The custom of kissing someone standing underneath a mistletoe bough also seems to have originated in the Old World. Out of Scandinavia, a Norse legend links this plant with ancient gods. In the legend, Balder, the god of light, dreams of his own death. He tells his mother, Frigga, the goddess of marriage and families, about this horrible premonition. In an effort to protect her son, Frigga asks all the plants and animals not to harm her son Balder.

However, she forgot to ask the lowly mistletoe plant. Loki, the god of evil knew that mistletoe was overlooked. Loki made an arrow tip out of the plant and gave it to Hoder, the blind god of darkness. Hoder shot the arrow, striking and killing Balder. Frigga begged the other gods to bring her son back to her. The tears she shed landed on the mistletoe plant and became the berries. Finally, Balder regained his life. In her joy, Frigga kissed all who passed under the tree on which the mistletoe grew. From that day on, anyone standing under it would receive this token of love.

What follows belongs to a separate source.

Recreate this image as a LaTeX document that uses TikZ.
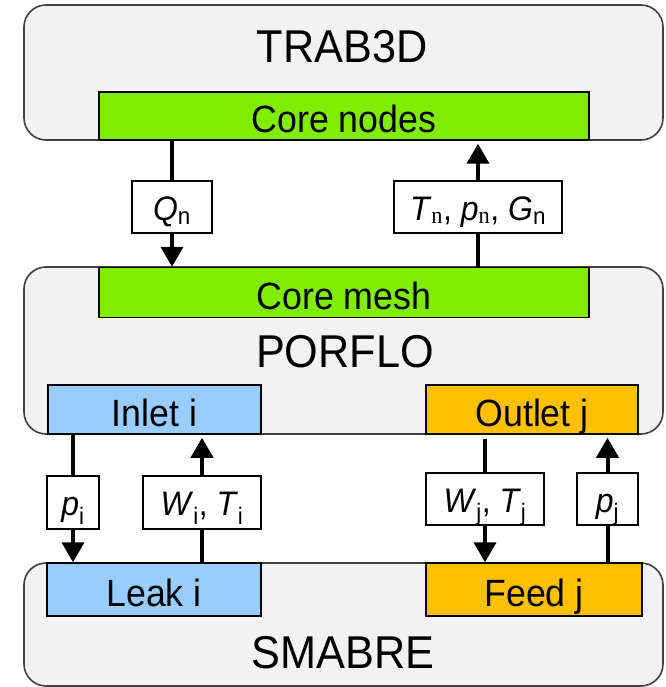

Another association between kisses and mistletoe comes from lower Austria. There, mistletoe is part of the New Year celebration. On New Year's Eve, a wreath of greenery is hung in the middle of an inn or parlor. In the corner of the room hides a masked figure known as Sylvester. He is old and ugly and wears a wreath of mistletoe. According to this custom, if a woman walks under the wreath hanging from the middle of the room, Sylvester springs out and plants a kiss on her cheek. When midnight comes, Sylvester is driven out, representing the passing of the old year.

Today, mistletoe is still used for holiday decorations. Whether because of custom or availability, people have always associated certain plants with the changing of seasons and upcoming festivities. As winter creeps upon us, the once ignored evergreens like mistletoe, holly, spruce and fir, stand out in the gray and brown landscape of winter.